Short task:
Up to and including the line with "import numpy as np", write out the listing from its first line, minus the pictures.

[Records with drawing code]
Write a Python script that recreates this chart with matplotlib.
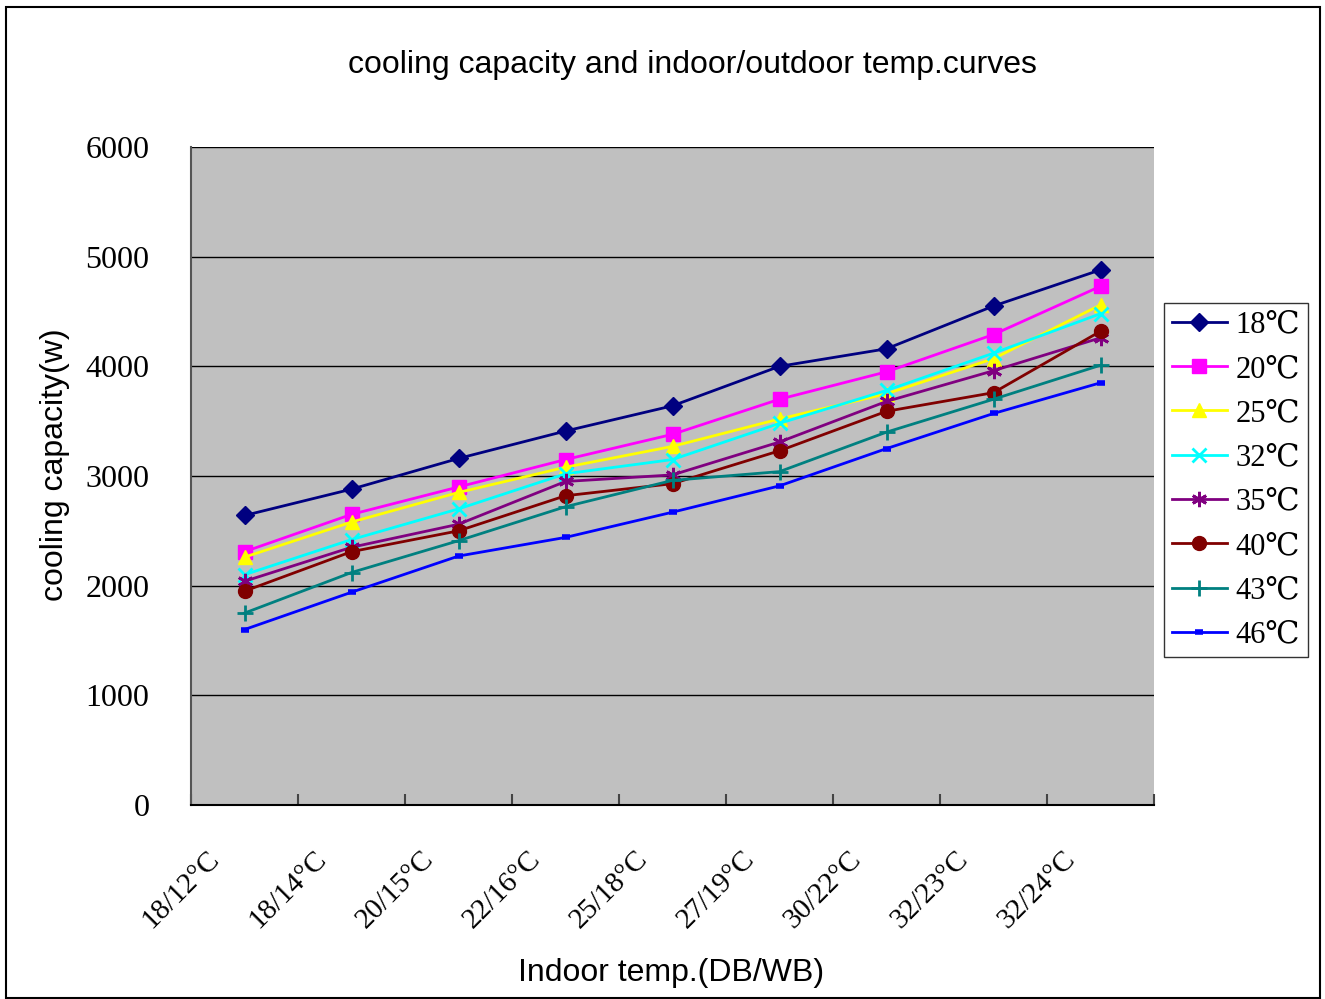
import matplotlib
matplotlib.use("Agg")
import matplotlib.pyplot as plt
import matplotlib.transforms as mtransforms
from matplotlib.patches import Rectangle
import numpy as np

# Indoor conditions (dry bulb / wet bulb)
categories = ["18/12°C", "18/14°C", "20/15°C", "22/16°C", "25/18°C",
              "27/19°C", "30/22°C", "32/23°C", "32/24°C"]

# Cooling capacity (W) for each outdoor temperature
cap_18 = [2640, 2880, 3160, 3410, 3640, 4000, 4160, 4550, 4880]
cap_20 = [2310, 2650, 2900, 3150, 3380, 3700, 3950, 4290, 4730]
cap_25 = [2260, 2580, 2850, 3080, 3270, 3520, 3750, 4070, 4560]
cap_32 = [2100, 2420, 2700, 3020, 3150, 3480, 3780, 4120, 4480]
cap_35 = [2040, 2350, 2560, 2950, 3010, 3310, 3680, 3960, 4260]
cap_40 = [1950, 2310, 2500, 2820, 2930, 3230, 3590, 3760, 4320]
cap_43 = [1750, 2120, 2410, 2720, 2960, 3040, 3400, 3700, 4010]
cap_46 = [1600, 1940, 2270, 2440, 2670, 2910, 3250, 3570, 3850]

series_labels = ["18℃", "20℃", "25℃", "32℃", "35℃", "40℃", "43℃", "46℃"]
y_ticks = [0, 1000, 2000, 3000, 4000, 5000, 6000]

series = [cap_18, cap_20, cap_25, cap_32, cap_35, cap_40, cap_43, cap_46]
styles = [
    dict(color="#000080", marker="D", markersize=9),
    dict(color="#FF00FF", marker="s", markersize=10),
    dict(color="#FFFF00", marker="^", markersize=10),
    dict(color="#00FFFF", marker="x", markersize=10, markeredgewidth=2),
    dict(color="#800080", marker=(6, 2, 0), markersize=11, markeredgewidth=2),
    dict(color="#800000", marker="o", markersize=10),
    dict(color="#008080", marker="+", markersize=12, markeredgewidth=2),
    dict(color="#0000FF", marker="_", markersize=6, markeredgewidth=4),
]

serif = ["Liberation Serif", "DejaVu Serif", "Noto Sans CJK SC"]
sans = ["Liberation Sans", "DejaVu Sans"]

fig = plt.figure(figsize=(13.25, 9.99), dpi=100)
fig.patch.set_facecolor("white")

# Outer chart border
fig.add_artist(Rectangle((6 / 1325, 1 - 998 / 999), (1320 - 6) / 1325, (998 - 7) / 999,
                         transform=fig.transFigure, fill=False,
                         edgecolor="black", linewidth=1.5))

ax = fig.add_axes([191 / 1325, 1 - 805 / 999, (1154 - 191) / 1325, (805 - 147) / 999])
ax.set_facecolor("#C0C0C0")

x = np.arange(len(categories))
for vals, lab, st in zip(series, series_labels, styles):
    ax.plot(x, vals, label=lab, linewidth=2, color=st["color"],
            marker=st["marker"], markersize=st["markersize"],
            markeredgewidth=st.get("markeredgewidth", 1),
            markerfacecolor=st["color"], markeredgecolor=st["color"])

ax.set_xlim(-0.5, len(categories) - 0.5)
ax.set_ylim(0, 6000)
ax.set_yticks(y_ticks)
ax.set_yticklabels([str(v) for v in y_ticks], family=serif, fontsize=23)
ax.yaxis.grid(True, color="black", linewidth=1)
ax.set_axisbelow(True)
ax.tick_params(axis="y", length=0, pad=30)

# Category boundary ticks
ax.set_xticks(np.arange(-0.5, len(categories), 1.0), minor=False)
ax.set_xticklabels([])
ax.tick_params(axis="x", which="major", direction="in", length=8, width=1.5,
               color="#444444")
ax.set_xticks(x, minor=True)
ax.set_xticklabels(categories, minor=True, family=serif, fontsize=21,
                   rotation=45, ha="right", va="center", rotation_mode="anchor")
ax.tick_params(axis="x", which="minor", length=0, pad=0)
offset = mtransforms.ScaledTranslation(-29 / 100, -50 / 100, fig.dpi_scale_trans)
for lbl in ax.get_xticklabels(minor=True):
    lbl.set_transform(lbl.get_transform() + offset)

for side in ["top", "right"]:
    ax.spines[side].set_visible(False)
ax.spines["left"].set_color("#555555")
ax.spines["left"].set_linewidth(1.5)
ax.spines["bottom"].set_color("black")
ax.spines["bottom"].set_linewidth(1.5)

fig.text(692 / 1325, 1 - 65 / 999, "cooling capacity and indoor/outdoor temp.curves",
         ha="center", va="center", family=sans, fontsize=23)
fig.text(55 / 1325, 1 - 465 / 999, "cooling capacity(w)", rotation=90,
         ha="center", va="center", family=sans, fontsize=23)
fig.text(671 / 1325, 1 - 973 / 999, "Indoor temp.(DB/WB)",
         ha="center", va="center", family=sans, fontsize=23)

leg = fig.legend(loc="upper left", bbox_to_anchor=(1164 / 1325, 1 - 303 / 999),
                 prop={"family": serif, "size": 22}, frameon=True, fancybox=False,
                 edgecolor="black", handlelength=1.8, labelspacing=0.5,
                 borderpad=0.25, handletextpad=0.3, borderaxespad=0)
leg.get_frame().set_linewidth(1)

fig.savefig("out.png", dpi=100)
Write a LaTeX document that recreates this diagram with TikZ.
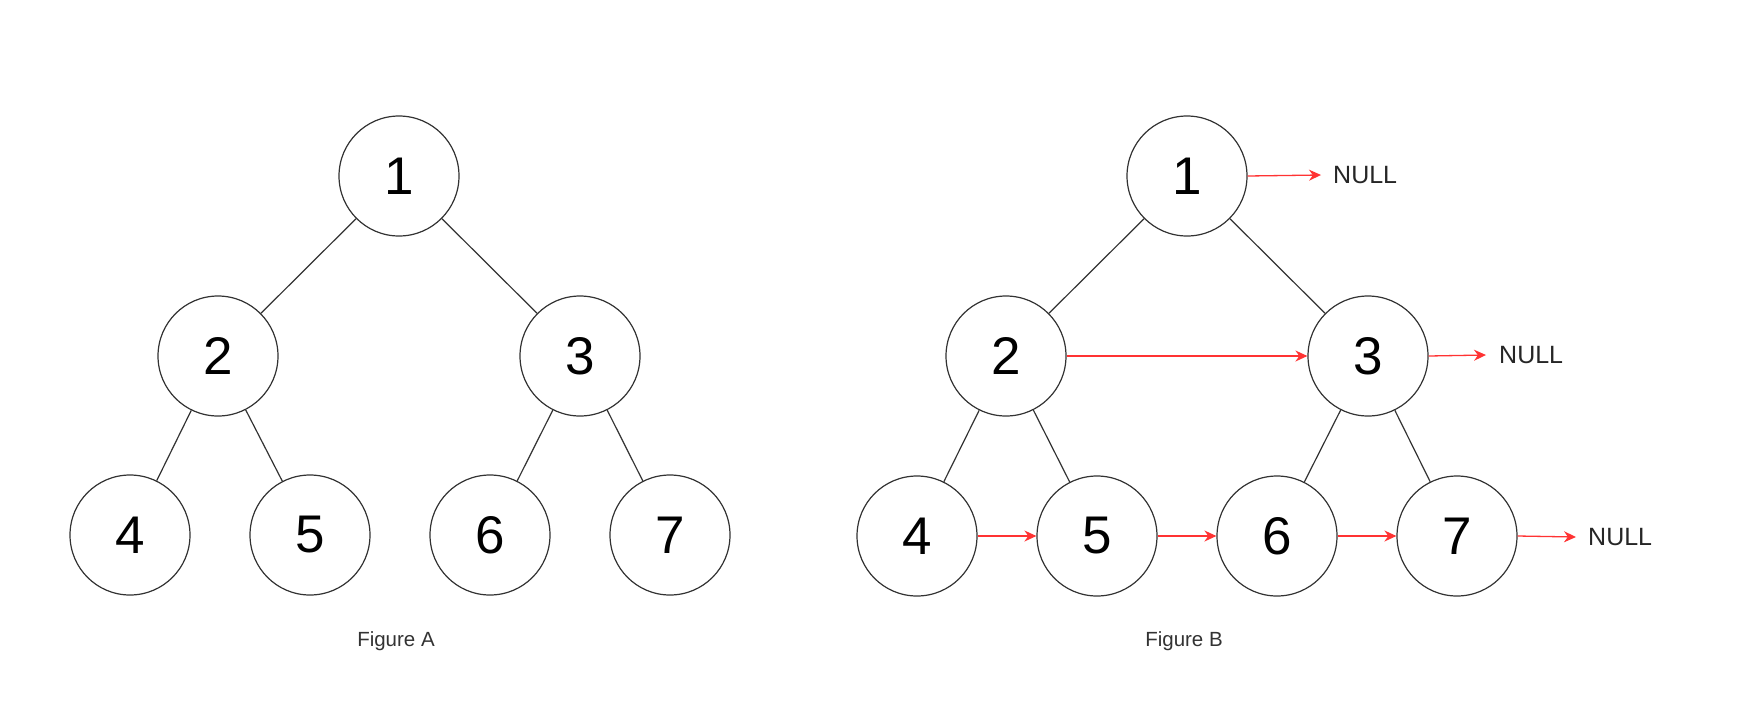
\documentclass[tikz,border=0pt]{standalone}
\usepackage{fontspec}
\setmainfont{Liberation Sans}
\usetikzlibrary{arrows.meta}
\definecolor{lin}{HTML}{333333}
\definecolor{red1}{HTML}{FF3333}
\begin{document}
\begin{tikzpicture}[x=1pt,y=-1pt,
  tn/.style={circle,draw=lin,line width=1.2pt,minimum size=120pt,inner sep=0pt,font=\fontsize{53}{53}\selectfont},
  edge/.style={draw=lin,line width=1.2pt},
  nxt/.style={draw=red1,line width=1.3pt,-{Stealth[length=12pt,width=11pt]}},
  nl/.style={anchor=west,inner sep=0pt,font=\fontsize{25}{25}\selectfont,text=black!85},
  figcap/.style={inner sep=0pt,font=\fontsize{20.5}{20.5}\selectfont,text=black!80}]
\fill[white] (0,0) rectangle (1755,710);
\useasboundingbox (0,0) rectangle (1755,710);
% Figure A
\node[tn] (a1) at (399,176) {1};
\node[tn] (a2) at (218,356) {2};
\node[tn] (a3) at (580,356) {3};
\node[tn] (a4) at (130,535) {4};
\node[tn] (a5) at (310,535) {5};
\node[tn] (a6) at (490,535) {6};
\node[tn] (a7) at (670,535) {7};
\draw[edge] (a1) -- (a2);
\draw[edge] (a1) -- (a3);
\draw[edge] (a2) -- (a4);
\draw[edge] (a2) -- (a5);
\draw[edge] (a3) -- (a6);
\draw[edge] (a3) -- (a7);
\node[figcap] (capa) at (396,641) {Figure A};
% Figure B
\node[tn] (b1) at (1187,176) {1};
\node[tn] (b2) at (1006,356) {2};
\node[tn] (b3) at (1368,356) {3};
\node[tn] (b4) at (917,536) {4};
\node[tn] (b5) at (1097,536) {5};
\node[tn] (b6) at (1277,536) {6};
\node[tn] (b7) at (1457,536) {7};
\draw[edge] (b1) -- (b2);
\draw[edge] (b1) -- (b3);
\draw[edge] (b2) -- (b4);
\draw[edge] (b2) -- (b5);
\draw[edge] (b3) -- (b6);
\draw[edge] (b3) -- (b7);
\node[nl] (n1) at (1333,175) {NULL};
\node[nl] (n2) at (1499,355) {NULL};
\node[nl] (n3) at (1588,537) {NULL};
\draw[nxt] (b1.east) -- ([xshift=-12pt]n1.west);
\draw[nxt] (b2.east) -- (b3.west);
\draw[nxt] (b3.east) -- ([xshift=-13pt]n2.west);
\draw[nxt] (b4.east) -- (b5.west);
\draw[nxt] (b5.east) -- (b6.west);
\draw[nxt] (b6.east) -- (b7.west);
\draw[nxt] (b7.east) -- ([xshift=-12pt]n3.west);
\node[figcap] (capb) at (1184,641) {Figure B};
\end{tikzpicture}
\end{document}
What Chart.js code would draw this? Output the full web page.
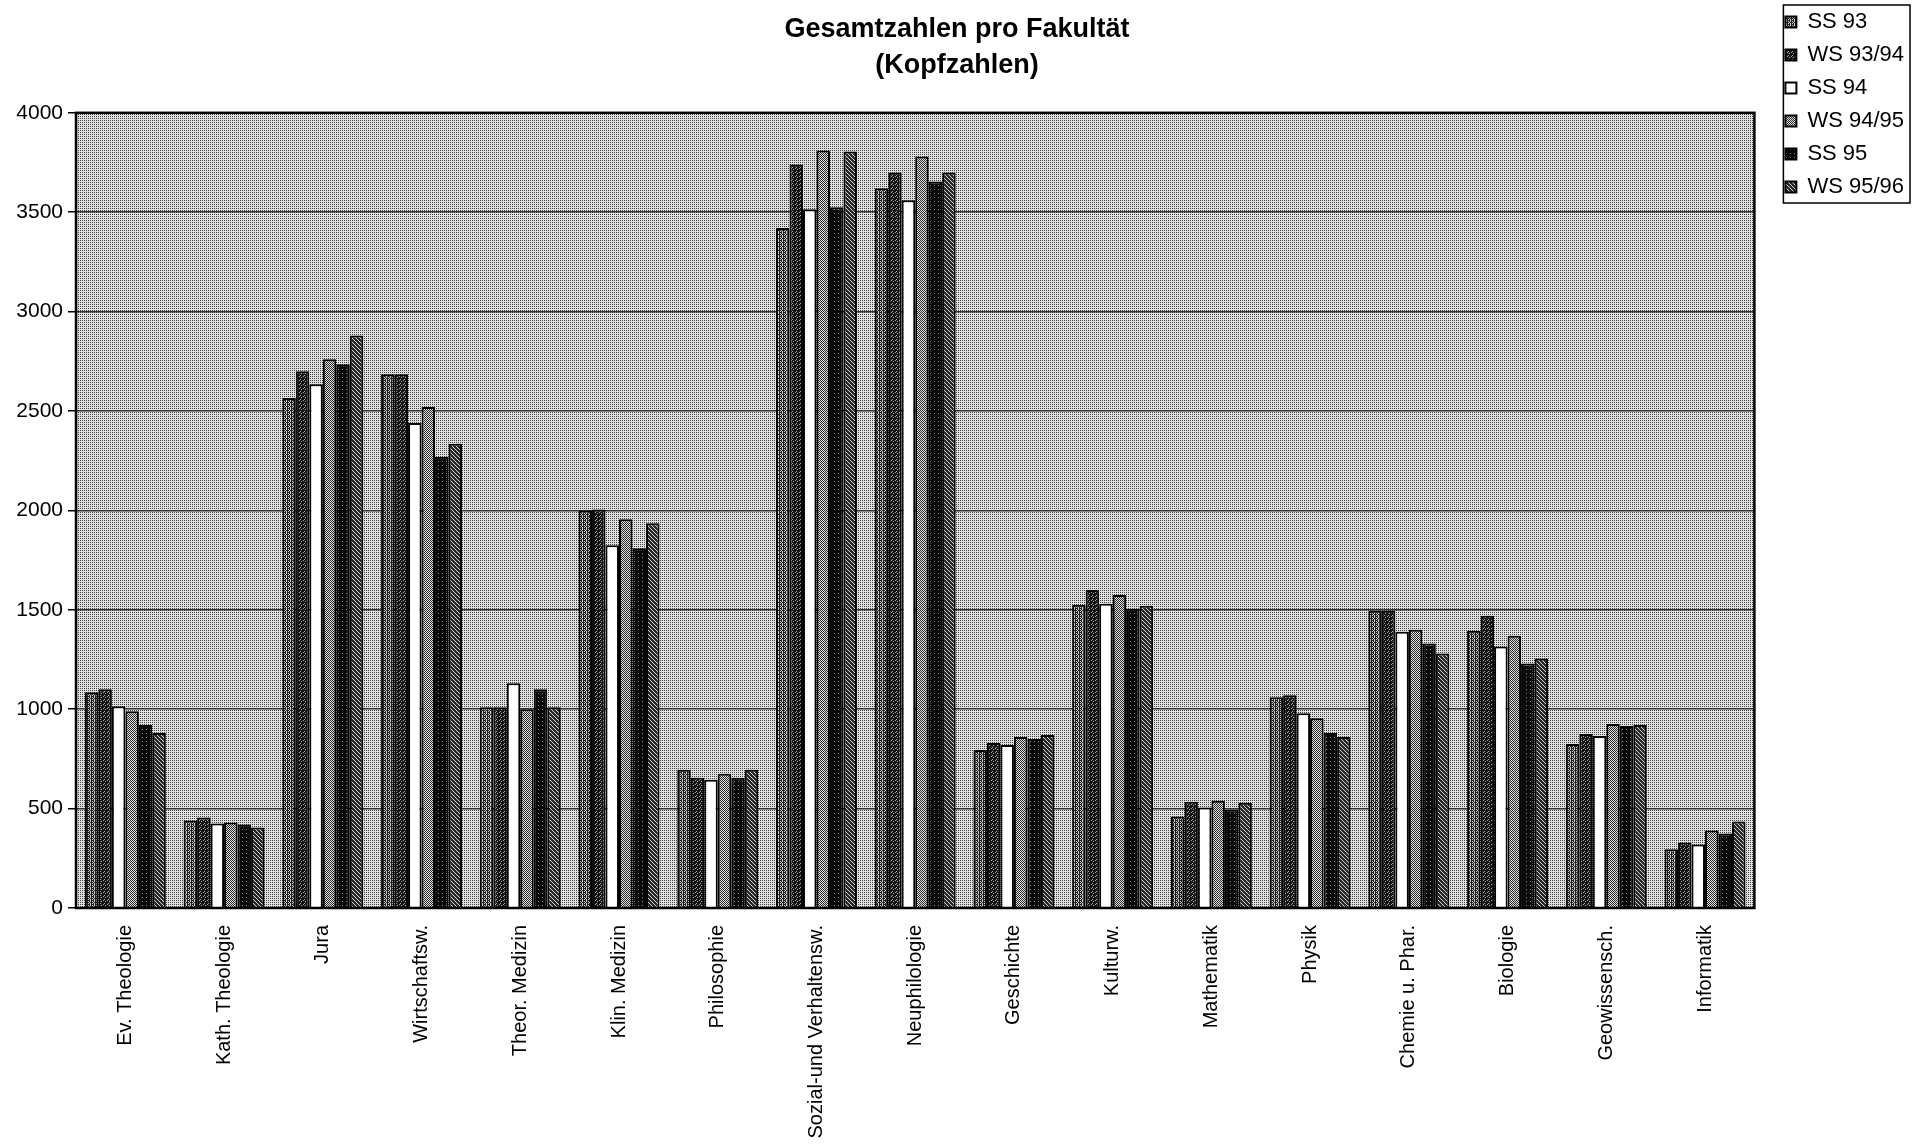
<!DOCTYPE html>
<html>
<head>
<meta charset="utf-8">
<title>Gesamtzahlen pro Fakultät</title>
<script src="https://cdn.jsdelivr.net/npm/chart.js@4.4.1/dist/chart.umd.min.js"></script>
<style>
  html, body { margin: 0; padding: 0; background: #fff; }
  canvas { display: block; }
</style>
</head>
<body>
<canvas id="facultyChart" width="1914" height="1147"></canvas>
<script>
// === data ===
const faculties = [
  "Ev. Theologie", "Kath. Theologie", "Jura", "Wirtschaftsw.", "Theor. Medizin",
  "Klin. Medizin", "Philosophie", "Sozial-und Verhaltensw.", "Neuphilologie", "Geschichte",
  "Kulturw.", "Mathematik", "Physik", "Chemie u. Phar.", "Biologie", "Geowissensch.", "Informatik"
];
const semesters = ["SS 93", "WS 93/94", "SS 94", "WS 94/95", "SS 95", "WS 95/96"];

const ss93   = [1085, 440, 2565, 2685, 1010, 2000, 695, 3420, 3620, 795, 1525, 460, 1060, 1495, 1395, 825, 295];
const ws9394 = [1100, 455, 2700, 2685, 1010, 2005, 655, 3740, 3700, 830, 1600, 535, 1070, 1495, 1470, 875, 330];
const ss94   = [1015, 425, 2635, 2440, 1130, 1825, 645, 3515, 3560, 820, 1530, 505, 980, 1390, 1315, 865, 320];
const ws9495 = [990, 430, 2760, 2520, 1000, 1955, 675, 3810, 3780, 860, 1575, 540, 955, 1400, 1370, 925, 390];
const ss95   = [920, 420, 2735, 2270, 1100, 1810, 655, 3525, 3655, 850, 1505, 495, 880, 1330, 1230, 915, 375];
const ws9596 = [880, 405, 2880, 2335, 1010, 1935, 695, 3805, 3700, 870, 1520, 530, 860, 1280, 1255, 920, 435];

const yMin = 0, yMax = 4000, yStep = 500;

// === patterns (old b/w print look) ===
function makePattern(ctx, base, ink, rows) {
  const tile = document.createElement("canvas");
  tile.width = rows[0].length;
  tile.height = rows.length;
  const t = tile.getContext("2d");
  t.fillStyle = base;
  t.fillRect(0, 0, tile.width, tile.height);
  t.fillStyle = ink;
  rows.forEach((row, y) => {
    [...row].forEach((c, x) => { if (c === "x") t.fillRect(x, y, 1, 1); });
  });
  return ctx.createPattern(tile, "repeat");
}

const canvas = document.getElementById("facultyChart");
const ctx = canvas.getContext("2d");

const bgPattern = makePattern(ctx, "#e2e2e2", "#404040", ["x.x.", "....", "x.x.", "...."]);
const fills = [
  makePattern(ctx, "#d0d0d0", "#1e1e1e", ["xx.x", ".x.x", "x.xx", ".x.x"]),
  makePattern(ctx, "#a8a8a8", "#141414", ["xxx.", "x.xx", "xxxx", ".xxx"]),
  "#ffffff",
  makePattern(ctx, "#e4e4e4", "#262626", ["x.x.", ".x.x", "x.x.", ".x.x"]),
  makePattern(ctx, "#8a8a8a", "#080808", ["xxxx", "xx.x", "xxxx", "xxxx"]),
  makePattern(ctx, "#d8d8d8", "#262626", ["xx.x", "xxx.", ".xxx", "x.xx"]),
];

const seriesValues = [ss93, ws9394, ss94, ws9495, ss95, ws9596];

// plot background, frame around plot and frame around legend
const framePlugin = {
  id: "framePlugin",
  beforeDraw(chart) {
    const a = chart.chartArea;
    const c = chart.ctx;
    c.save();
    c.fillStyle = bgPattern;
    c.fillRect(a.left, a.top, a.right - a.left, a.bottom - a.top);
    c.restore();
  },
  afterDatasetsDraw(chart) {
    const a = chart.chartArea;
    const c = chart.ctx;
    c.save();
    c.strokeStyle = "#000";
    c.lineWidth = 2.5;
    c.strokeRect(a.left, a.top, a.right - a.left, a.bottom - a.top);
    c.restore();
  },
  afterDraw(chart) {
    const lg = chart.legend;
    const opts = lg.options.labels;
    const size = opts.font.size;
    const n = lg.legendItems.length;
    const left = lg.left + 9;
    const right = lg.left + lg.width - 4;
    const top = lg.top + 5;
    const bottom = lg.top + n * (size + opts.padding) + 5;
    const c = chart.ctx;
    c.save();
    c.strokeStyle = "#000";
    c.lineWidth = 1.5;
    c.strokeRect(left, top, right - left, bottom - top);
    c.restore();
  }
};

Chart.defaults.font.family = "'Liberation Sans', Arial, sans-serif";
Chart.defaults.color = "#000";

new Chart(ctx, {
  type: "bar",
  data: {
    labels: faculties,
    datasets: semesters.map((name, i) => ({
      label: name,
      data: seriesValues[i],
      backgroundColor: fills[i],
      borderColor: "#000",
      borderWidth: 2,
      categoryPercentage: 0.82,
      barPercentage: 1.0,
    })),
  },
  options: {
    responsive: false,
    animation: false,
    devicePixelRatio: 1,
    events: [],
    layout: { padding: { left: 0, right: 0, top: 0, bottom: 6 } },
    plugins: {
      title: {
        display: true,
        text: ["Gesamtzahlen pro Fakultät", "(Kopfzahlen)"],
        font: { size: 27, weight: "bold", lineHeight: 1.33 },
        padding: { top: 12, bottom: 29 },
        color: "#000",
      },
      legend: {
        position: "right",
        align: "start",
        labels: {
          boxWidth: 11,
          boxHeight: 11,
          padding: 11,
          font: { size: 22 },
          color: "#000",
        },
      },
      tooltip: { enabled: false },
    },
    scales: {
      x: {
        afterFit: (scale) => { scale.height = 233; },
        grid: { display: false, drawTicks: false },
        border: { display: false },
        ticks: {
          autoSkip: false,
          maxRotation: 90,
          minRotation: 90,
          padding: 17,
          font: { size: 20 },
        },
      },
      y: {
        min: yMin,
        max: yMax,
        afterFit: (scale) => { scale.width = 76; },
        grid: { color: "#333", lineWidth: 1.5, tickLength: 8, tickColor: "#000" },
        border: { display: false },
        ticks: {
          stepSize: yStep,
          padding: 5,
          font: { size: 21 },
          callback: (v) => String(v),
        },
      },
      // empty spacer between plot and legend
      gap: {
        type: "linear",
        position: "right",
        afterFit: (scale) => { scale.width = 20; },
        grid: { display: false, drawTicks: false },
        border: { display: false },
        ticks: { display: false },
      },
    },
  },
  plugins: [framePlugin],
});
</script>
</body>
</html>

Task result:
Write a Python script that recreates this chart with matplotlib.
import matplotlib
matplotlib.use("Agg")
import matplotlib.pyplot as plt
import matplotlib.transforms as mtransforms
from matplotlib.patches import Rectangle
import numpy as np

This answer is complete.